Exactly as written, retype the listing below, omitting the pictures.

************

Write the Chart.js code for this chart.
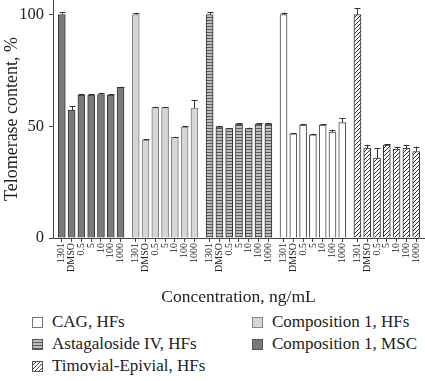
<!DOCTYPE html>
<html>
<head>
<meta charset="utf-8">
<script src="https://cdn.jsdelivr.net/npm/chart.js@4/dist/chart.umd.min.js"></script>
<style>
  body { margin: 0; background: #fff; }
  #wrap { position: relative; width: 425px; height: 381px; font-family: "Liberation Serif", "DejaVu Serif", serif; color: #222; }
  canvas { position: absolute; left: 0; top: 0; }
  .item { position: absolute; font-size: 17px; line-height: 18px; white-space: nowrap; }
  .box { position: absolute; width: 9px; height: 9px; border: 1px solid #666; }
</style>
</head>
<body>
<div id="wrap">
  <canvas id="chart" width="425" height="310"></canvas>
  <div id="legend"></div>
</div>
<script>
// concentration labels, same for every group
const concentrations = ['1301', 'DMSO', '0.5', '5', '10', '100', '1000'];

// groups in the order they appear on the x axis
const groupNames = ['Composition 1, MSC', 'Composition 1, HFs', 'Astagaloside IV, HFs', 'CAG, HFs', 'Timovial-Epivial, HFs'];

const msc       = [100, 57.2, 64.0, 64.0, 64.2, 64.0, 67.4];
const comp1Hfs  = [100, 43.8, 58.4, 58.4, 45.0, 49.6, 58.1];
const astag     = [100, 49.8, 49.0, 51.0, 49.0, 51.0, 51.0];
const cag       = [100, 46.6, 50.5, 46.2, 50.5, 47.4, 51.7];
const timovial  = [100, 40.2, 35.8, 41.6, 39.8, 40.1, 38.7];

const mscErr      = [1.0, 1.8, 0.5, 0.4, 0.8, 0.5, 0.3];
const comp1HfsErr = [0.8, 0.3, 0.3, 0.3, 0.3, 0.6, 3.6];
const astagErr    = [1.2, 0.4, 0.3, 0.4, 0.4, 0.4, 0.3];
const cagErr      = [0.9, 0.4, 0.5, 0.5, 0.4, 1.0, 1.9];
const timovialErr = [2.8, 1.5, 4.5, 0.4, 1.0, 1.3, 2.2];

const yTicks = [0, 50, 100];

// layout: spacing between groups, in bar slots
const GROUP_STEP = concentrations.length + 0.55;

function stripes() {
  const c = document.createElement('canvas');
  c.width = 4; c.height = 3;
  const g = c.getContext('2d');
  g.fillStyle = '#bdbdbd'; g.fillRect(0, 0, 4, 3);
  g.fillStyle = '#5a5a5a'; g.fillRect(0, 2, 4, 1);
  return g.createPattern(c, 'repeat');
}
function hatch() {
  const c = document.createElement('canvas');
  c.width = 4; c.height = 4;
  const g = c.getContext('2d');
  g.fillStyle = '#fff'; g.fillRect(0, 0, 4, 4);
  g.strokeStyle = '#333'; g.lineWidth = 1;
  g.beginPath();
  g.moveTo(-1, 5); g.lineTo(5, -1);
  g.moveTo(-1, 1); g.lineTo(1, -1);
  g.moveTo(3, 5); g.lineTo(5, 3);
  g.stroke();
  return g.createPattern(c, 'repeat');
}

const ctx = document.getElementById('chart').getContext('2d');
const values = [msc, comp1Hfs, astag, cag, timovial];
const errors = [mscErr, comp1HfsErr, astagErr, cagErr, timovialErr];
const fills = ['#7a7a7a', '#d6d6d6', stripes(), '#ffffff', hatch()];
const borders = ['#3a3a3a', '#7a7a7a', '#333333', '#444444', '#333333'];

const positions = [];
const datasets = values.map((vals, g) => {
  const data = vals.map((v, i) => {
    const x = g * GROUP_STEP + i;
    positions.push(x);
    return { x: x, y: v };
  });
  return {
    label: groupNames[g],
    data: data,
    errors: errors[g],
    backgroundColor: fills[g],
    borderColor: borders[g],
    borderWidth: 1,
    borderSkipped: 'bottom',
    barThickness: 7,
    grouped: false
  };
});

const errorBars = {
  id: 'errorBars',
  afterDatasetsDraw(chart) {
    const c = chart.ctx;
    const y = chart.scales.y;
    c.save();
    c.strokeStyle = '#333';
    c.lineWidth = 1;
    chart.data.datasets.forEach((ds, di) => {
      chart.getDatasetMeta(di).data.forEach((bar, i) => {
        const v = ds.data[i].y;
        const top = y.getPixelForValue(v + ds.errors[i]);
        const base = y.getPixelForValue(v);
        const x = Math.round(bar.x) + 0.5;
        c.beginPath();
        c.moveTo(x, base);
        c.lineTo(x, top);
        c.moveTo(x - 3, Math.round(top) + 0.5);
        c.lineTo(x + 3, Math.round(top) + 0.5);
        c.stroke();
      });
    });
    c.restore();
  }
};

const font = 'Liberation Serif';

new Chart(ctx, {
  type: 'bar',
  data: { datasets: datasets },
  options: {
    responsive: false,
    animation: false,
    layout: { padding: { left: 0, right: 1, top: 0, bottom: 0 } },
    plugins: { legend: { display: false }, tooltip: { enabled: false } },
    scales: {
      x: {
        type: 'linear',
        min: -0.9,
        max: 4 * GROUP_STEP + 6.8,
        offset: false,
        grid: { display: true, drawOnChartArea: false, drawTicks: true, tickLength: 4, color: '#444', offset: false },
        border: { display: true, color: '#444', width: 1 },
        afterBuildTicks: (scale) => { scale.ticks = positions.map(v => ({ value: v })); },
        afterFit: (scale) => { scale.height = 72; scale.paddingLeft = 0; scale.paddingRight = 0; },
        ticks: {
          autoSkip: false,
          minRotation: 90,
          maxRotation: 90,
          padding: 1,
          color: '#222',
          font: { family: font, size: 10 },
          callback: (value, index) => concentrations[index % concentrations.length]
        },
        title: {
          display: true,
          text: 'Concentration, ng/mL',
          color: '#222',
          font: { family: font, size: 17.5 },
          padding: { top: 0, bottom: 2.5 }
        }
      },
      y: {
        min: 0,
        max: 106.5,
        grid: { display: true, drawOnChartArea: false, drawTicks: true, tickLength: 4, color: '#444' },
        border: { display: true, color: '#444', width: 1 },
        afterBuildTicks: (scale) => { scale.ticks = yTicks.map(v => ({ value: v })); },
        afterFit: (scale) => { scale.width = 53; scale.paddingTop = 0; scale.paddingBottom = 0; },
        ticks: {
          padding: 5,
          color: '#222',
          font: { family: font, size: 16.5 }
        },
        title: {
          display: true,
          text: 'Telomerase content, %',
          color: '#222',
          font: { family: font, size: 18 },
          padding: { top: 1, bottom: 0 }
        }
      }
    }
  },
  plugins: [errorBars]
});

// legend laid out in two columns like the figure
const legendOrder = [3, 1, 2, 0, 4];
const legendCss = [
  'background:#fff;border-color:#777;',
  'background:#d6d6d6;border-color:#888;',
  'background:repeating-linear-gradient(to bottom,#bdbdbd 0 2px,#5a5a5a 2px 3px);border-color:#555;',
  'background:#7a7a7a;border-color:#555;',
  'background:repeating-linear-gradient(135deg,#fff 0 1.6px,#444 1.6px 2.8px);border-color:#555;'
];
const legendPos = [[32, 317], [252, 317], [32, 339], [252, 339], [32, 361]];
const legend = document.getElementById('legend');
legendOrder.forEach((g, k) => {
  const [bx, by] = legendPos[k];
  const box = document.createElement('div');
  box.className = 'box';
  box.style.cssText = `left:${bx}px;top:${by}px;` + legendCss[k];
  legend.appendChild(box);
  const t = document.createElement('div');
  t.className = 'item';
  t.style.left = (bx + 20) + 'px';
  t.style.top = (by - 4) + 'px';
  t.textContent = groupNames[g];
  legend.appendChild(t);
});
</script>
</body>
</html>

************

## COMPLETE OUTPUT
Write the Chart.js code for this chart.
<!DOCTYPE html>
<html>
<head>
<meta charset="utf-8">
<script src="https://cdn.jsdelivr.net/npm/chart.js@4/dist/chart.umd.min.js"></script>
<style>
  body { margin: 0; background: #fff; }
  #wrap { position: relative; width: 425px; height: 381px; font-family: "Liberation Serif", "DejaVu Serif", serif; color: #222; }
  canvas { position: absolute; left: 0; top: 0; }
  .item { position: absolute; font-size: 17px; line-height: 18px; white-space: nowrap; }
  .box { position: absolute; width: 9px; height: 9px; border: 1px solid #666; }
</style>
</head>
<body>
<div id="wrap">
  <canvas id="chart" width="425" height="310"></canvas>
  <div id="legend"></div>
</div>
<script>
// concentration labels, same for every group
const concentrations = ['1301', 'DMSO', '0.5', '5', '10', '100', '1000'];

// groups in the order they appear on the x axis
const groupNames = ['Composition 1, MSC', 'Composition 1, HFs', 'Astagaloside IV, HFs', 'CAG, HFs', 'Timovial-Epivial, HFs'];

const msc       = [100, 57.2, 64.0, 64.0, 64.2, 64.0, 67.4];
const comp1Hfs  = [100, 43.8, 58.4, 58.4, 45.0, 49.6, 58.1];
const astag     = [100, 49.8, 49.0, 51.0, 49.0, 51.0, 51.0];
const cag       = [100, 46.6, 50.5, 46.2, 50.5, 47.4, 51.7];
const timovial  = [100, 40.2, 35.8, 41.6, 39.8, 40.1, 38.7];

const mscErr      = [1.0, 1.8, 0.5, 0.4, 0.8, 0.5, 0.3];
const comp1HfsErr = [0.8, 0.3, 0.3, 0.3, 0.3, 0.6, 3.6];
const astagErr    = [1.2, 0.4, 0.3, 0.4, 0.4, 0.4, 0.3];
const cagErr      = [0.9, 0.4, 0.5, 0.5, 0.4, 1.0, 1.9];
const timovialErr = [2.8, 1.5, 4.5, 0.4, 1.0, 1.3, 2.2];

const yTicks = [0, 50, 100];

// layout: spacing between groups, in bar slots
const GROUP_STEP = concentrations.length + 0.55;

function stripes() {
  const c = document.createElement('canvas');
  c.width = 4; c.height = 3;
  const g = c.getContext('2d');
  g.fillStyle = '#bdbdbd'; g.fillRect(0, 0, 4, 3);
  g.fillStyle = '#5a5a5a'; g.fillRect(0, 2, 4, 1);
  return g.createPattern(c, 'repeat');
}
function hatch() {
  const c = document.createElement('canvas');
  c.width = 4; c.height = 4;
  const g = c.getContext('2d');
  g.fillStyle = '#fff'; g.fillRect(0, 0, 4, 4);
  g.strokeStyle = '#333'; g.lineWidth = 1;
  g.beginPath();
  g.moveTo(-1, 5); g.lineTo(5, -1);
  g.moveTo(-1, 1); g.lineTo(1, -1);
  g.moveTo(3, 5); g.lineTo(5, 3);
  g.stroke();
  return g.createPattern(c, 'repeat');
}

const ctx = document.getElementById('chart').getContext('2d');
const values = [msc, comp1Hfs, astag, cag, timovial];
const errors = [mscErr, comp1HfsErr, astagErr, cagErr, timovialErr];
const fills = ['#7a7a7a', '#d6d6d6', stripes(), '#ffffff', hatch()];
const borders = ['#3a3a3a', '#7a7a7a', '#333333', '#444444', '#333333'];

const positions = [];
const datasets = values.map((vals, g) => {
  const data = vals.map((v, i) => {
    const x = g * GROUP_STEP + i;
    positions.push(x);
    return { x: x, y: v };
  });
  return {
    label: groupNames[g],
    data: data,
    errors: errors[g],
    backgroundColor: fills[g],
    borderColor: borders[g],
    borderWidth: 1,
    borderSkipped: 'bottom',
    barThickness: 7,
    grouped: false
  };
});

const errorBars = {
  id: 'errorBars',
  afterDatasetsDraw(chart) {
    const c = chart.ctx;
    const y = chart.scales.y;
    c.save();
    c.strokeStyle = '#333';
    c.lineWidth = 1;
    chart.data.datasets.forEach((ds, di) => {
      chart.getDatasetMeta(di).data.forEach((bar, i) => {
        const v = ds.data[i].y;
        const top = y.getPixelForValue(v + ds.errors[i]);
        const base = y.getPixelForValue(v);
        const x = Math.round(bar.x) + 0.5;
        c.beginPath();
        c.moveTo(x, base);
        c.lineTo(x, top);
        c.moveTo(x - 3, Math.round(top) + 0.5);
        c.lineTo(x + 3, Math.round(top) + 0.5);
        c.stroke();
      });
    });
    c.restore();
  }
};

const font = 'Liberation Serif';

new Chart(ctx, {
  type: 'bar',
  data: { datasets: datasets },
  options: {
    responsive: false,
    animation: false,
    layout: { padding: { left: 0, right: 1, top: 0, bottom: 0 } },
    plugins: { legend: { display: false }, tooltip: { enabled: false } },
    scales: {
      x: {
        type: 'linear',
        min: -0.9,
        max: 4 * GROUP_STEP + 6.8,
        offset: false,
        grid: { display: true, drawOnChartArea: false, drawTicks: true, tickLength: 4, color: '#444', offset: false },
        border: { display: true, color: '#444', width: 1 },
        afterBuildTicks: (scale) => { scale.ticks = positions.map(v => ({ value: v })); },
        afterFit: (scale) => { scale.height = 72; scale.paddingLeft = 0; scale.paddingRight = 0; },
        ticks: {
          autoSkip: false,
          minRotation: 90,
          maxRotation: 90,
          padding: 1,
          color: '#222',
          font: { family: font, size: 10 },
          callback: (value, index) => concentrations[index % concentrations.length]
        },
        title: {
          display: true,
          text: 'Concentration, ng/mL',
          color: '#222',
          font: { family: font, size: 17.5 },
          padding: { top: 0, bottom: 2.5 }
        }
      },
      y: {
        min: 0,
        max: 106.5,
        grid: { display: true, drawOnChartArea: false, drawTicks: true, tickLength: 4, color: '#444' },
        border: { display: true, color: '#444', width: 1 },
        afterBuildTicks: (scale) => { scale.ticks = yTicks.map(v => ({ value: v })); },
        afterFit: (scale) => { scale.width = 53; scale.paddingTop = 0; scale.paddingBottom = 0; },
        ticks: {
          padding: 5,
          color: '#222',
          font: { family: font, size: 16.5 }
        },
        title: {
          display: true,
          text: 'Telomerase content, %',
          color: '#222',
          font: { family: font, size: 18 },
          padding: { top: 1, bottom: 0 }
        }
      }
    }
  },
  plugins: [errorBars]
});

// legend laid out in two columns like the figure
const legendOrder = [3, 1, 2, 0, 4];
const legendCss = [
  'background:#fff;border-color:#777;',
  'background:#d6d6d6;border-color:#888;',
  'background:repeating-linear-gradient(to bottom,#bdbdbd 0 2px,#5a5a5a 2px 3px);border-color:#555;',
  'background:#7a7a7a;border-color:#555;',
  'background:repeating-linear-gradient(135deg,#fff 0 1.6px,#444 1.6px 2.8px);border-color:#555;'
];
const legendPos = [[32, 317], [252, 317], [32, 339], [252, 339], [32, 361]];
const legend = document.getElementById('legend');
legendOrder.forEach((g, k) => {
  const [bx, by] = legendPos[k];
  const box = document.createElement('div');
  box.className = 'box';
  box.style.cssText = `left:${bx}px;top:${by}px;` + legendCss[k];
  legend.appendChild(box);
  const t = document.createElement('div');
  t.className = 'item';
  t.style.left = (bx + 20) + 'px';
  t.style.top = (by - 4) + 'px';
  t.textContent = groupNames[g];
  legend.appendChild(t);
});
</script>
</body>
</html>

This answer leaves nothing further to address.